One of the more horrifying aspects of being an MP is that you come into contact with issues that tend to be out of the public eye but are still of real concern.  One that I would mention immediately in this regard is people trafficking – quite literally the process of enslaving individuals, moving them from their home country or place of residence to the other side of the world where they then end up as prostitutes, child abuse victims or slave labour in a run down factory, restaurant or warehouse.

 

Until relatively recently though we recognised that such slavery existed – indeed I wrote about it when we celebrated the refurbishment of the Archway arch which commemorates the abolition of slavery by William Wilberforce and others – we did not know the scale and traction of this trade worldwide.

 

Horrifyingly it does appear to be far worse than earlier projections would suppose, and it is growing rapidly as a form of illicit global operations beginning to match drug and alcohol smuggling in scale and even international rackets. 

 

Now I know that unfortunately the enslaved victims are not always as innocent as you would want them to be.  There are often gullible people who think that they can buy their freedom and a passage to the West by going through the traffickers.  Of course traffickers play on the riches that these individuals will receive when they are successfully moved.  However we know that too often one element of illegality is overtaken by another as the traffickers are able to extract more money from those individuals.  When they cannot pay they are turned into slaves too frightened to go to the authorities as they will be deported home, where they fear they will receive a very uncertain welcome.

 

To be fair to the UK it is has tried very hard to bear down on this trade.  It has now signed the various UN protocols that cover this issue, but more importantly in many respects it has tried to enforce them.  In addition a new Bill was passed hurriedly through the House last week which will further help the authorities to intervene.

 

Then there is Operation Pentameter, which for a time was overseen by the recently retired Chief Constable of Gloucestershire, Dr.

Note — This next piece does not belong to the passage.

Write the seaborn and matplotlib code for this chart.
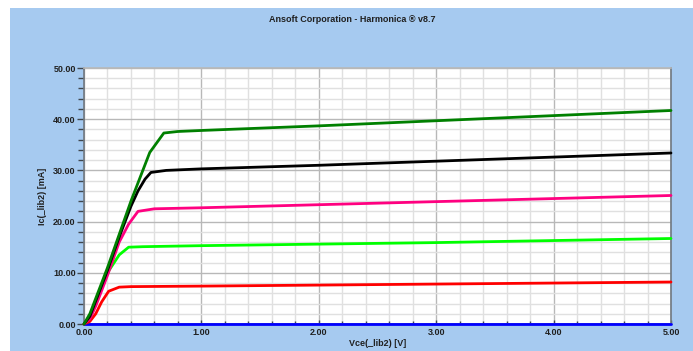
import numpy as np
import pandas as pd
import matplotlib
matplotlib.use("Agg")
import matplotlib.pyplot as plt
from matplotlib.patches import Rectangle
from matplotlib.ticker import MultipleLocator, FormatStrFormatter
import seaborn as sns

# Collector current curves Ic vs Vce, one per base drive step
blue_v = [0.0, 5.0]
blue_i = [0.0, 0.0]

red_v = [0.0, 0.05, 0.10, 0.15, 0.21, 0.30, 0.40, 1.0, 2.0, 3.0, 4.0, 5.0]
red_i = [0.0, 0.5, 2.0, 4.3, 6.4, 7.2, 7.3, 7.4, 7.6, 7.8, 8.0, 8.2]

lime_v = [0.0, 0.05, 0.10, 0.20, 0.30, 0.38, 0.50, 1.0, 2.0, 3.0, 4.0, 5.0]
lime_i = [0.0, 1.2, 4.0, 10.0, 13.5, 15.0, 15.1, 15.3, 15.6, 15.9, 16.3, 16.7]

pink_v = [0.0, 0.05, 0.10, 0.20, 0.30, 0.38, 0.46, 0.60, 1.0, 2.0, 3.0, 4.0, 5.0]
pink_i = [0.0, 1.0, 3.5, 9.5, 16.0, 19.5, 22.0, 22.5, 22.7, 23.3, 23.9, 24.5, 25.1]

black_v = [0.0, 0.05, 0.10, 0.20, 0.30, 0.40, 0.46, 0.52, 0.57, 0.70, 1.0, 2.0, 3.0, 4.0, 5.0]
black_i = [0.0, 1.5, 4.5, 10.5, 17.0, 23.0, 26.0, 28.3, 29.6, 30.0, 30.3, 31.0, 31.8, 32.6, 33.4]

green_v = [0.0, 0.05, 0.10, 0.20, 0.30, 0.40, 0.56, 0.68, 0.80, 1.0, 2.0, 3.0, 4.0, 5.0]
green_i = [0.0, 2.0, 5.0, 11.0, 17.5, 24.0, 33.5, 37.3, 37.6, 37.8, 38.7, 39.7, 40.7, 41.7]

x_ticks = [0.0, 1.0, 2.0, 3.0, 4.0, 5.0]
y_ticks = [0.0, 10.0, 20.0, 30.0, 40.0, 50.0]

curves = [
    ("blue", blue_v, blue_i, "#0000FF"),
    ("red", red_v, red_i, "#FF0000"),
    ("lime", lime_v, lime_i, "#00FF00"),
    ("pink", pink_v, pink_i, "#FF0080"),
    ("black", black_v, black_i, "#000000"),
    ("green", green_v, green_i, "#008000"),
]

frames = []
for name, v, i, _ in curves:
    frames.append(pd.DataFrame({"Vce": v, "Ic": i, "curve": name}))
df = pd.concat(frames, ignore_index=True)
palette = {name: color for name, _, _, color in curves}

sns.set_theme(style="white")
plt.rcParams["font.family"] = ["Liberation Sans", "DejaVu Sans"]

W, H = 693, 351
fig = plt.figure(figsize=(W / 100, H / 100), dpi=100, facecolor="white")

# Sky-blue panel behind the plot
fig.patches.append(Rectangle((10 / W, 0), 1 - 10 / W, 1 - 8 / H,
                             transform=fig.transFigure, facecolor="#A6CAF0",
                             edgecolor="none", zorder=-10))

ax = fig.add_axes([84 / W, 1 - 324 / H, (671 - 84) / W, (324 - 68) / H])
ax.set_facecolor("white")

sns.lineplot(data=df, x="Vce", y="Ic", hue="curve", palette=palette,
             hue_order=[c[0] for c in curves], sort=False, estimator=None,
             linewidth=2.0, legend=False, ax=ax)
for line in ax.lines:
    line.set_clip_on(False)
    line.set_zorder(4)

ax.set_xlim(0, 5)
ax.set_ylim(0, 50)
ax.set_xticks(x_ticks)
ax.set_yticks(y_ticks)
ax.xaxis.set_minor_locator(MultipleLocator(0.2))
ax.yaxis.set_minor_locator(MultipleLocator(2))
ax.xaxis.set_major_formatter(FormatStrFormatter("%.2f"))
ax.yaxis.set_major_formatter(FormatStrFormatter("%.2f"))

ax.grid(which="major", color="#B8B8B8", linewidth=1.0)
ax.grid(which="minor", color="#E0E0E0", linewidth=1.0)
ax.set_axisbelow(True)

for side in ["left", "bottom", "right", "top"]:
    ax.spines[side].set_visible(True)
    ax.spines[side].set_color("#707880")
    ax.spines[side].set_linewidth(1.2)
ax.spines["top"].set_color("#B8B8B8")

ax.tick_params(axis="y", which="major", direction="out", length=5, width=1,
               color="#404850", labelsize=6.5, pad=1, left=True)
ax.tick_params(axis="y", which="minor", direction="out", length=4, width=1,
               color="#404850", left=True)
ax.tick_params(axis="x", which="major", direction="in", length=3, width=1,
               color="#404850", labelsize=6.5, pad=3, bottom=True)
ax.tick_params(axis="x", which="minor", direction="in", length=2, width=1,
               color="#404850", bottom=True)
for lbl in ax.get_xticklabels() + ax.get_yticklabels():
    lbl.set_fontweight("bold")
    lbl.set_color("#202020")

ax.set_xlabel("Vce(_lib2) [V]", fontsize=6.5, fontweight="bold", color="#202020",
              labelpad=1)
ax.set_ylabel("Ic(_lib2) [mA]", fontsize=6.5, fontweight="bold", color="#202020",
              labelpad=4)

fig.text(352 / W, 1 - 20 / H, "Ansoft Corporation - Harmonica \u00ae v8.7",
         ha="center", va="center", fontsize=6.5, fontweight="bold", color="#202020")

fig.savefig("out.png", dpi=100, facecolor="white")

Tim Brain set up to monitor the scale of the devilish trade.  Sadly Pentameter did get some criticism in that it has not had the desired success in breaking down organised trafficking with few numbers of those trafficked and even fewer of the traffickers being caught.  However it is quite simply wrong to believe that the scale of the trade has been greatly exaggerated.  It just proves how difficult it is to apprehend offending people and should make us even more determined to root out this evil.

 

Part of the problem besides the lack of transparency in how traffickers work is that those who are the victims are often dispersed far and wide when they come into this country to better hide them.  Thus surprisingly many young girls have turned up in brothels in the most unlikely of small towns where the evil perpetrators hope that they are out of sight and out of mind.

 

Most distressing of all has been the tales coming out of Haiti that amongst those actively helping the bedevilled children of the country are those acting on behalf of paedophiles, keen to traffic those children to the West.  This matches what was happening previously in Sri Lanka where known child abusers had settled in the then territory of the Tamil Tigers allowed to carry on their depraved activities in return for financial support being given.

 

That proves the genuine global nature of this awful trade and it behoves the international community to do more to attack it.  However it is no good the UK waiting for action at that level – it needs to redouble its efforts here to at least considerably reduce this most barbaric of human behaviour.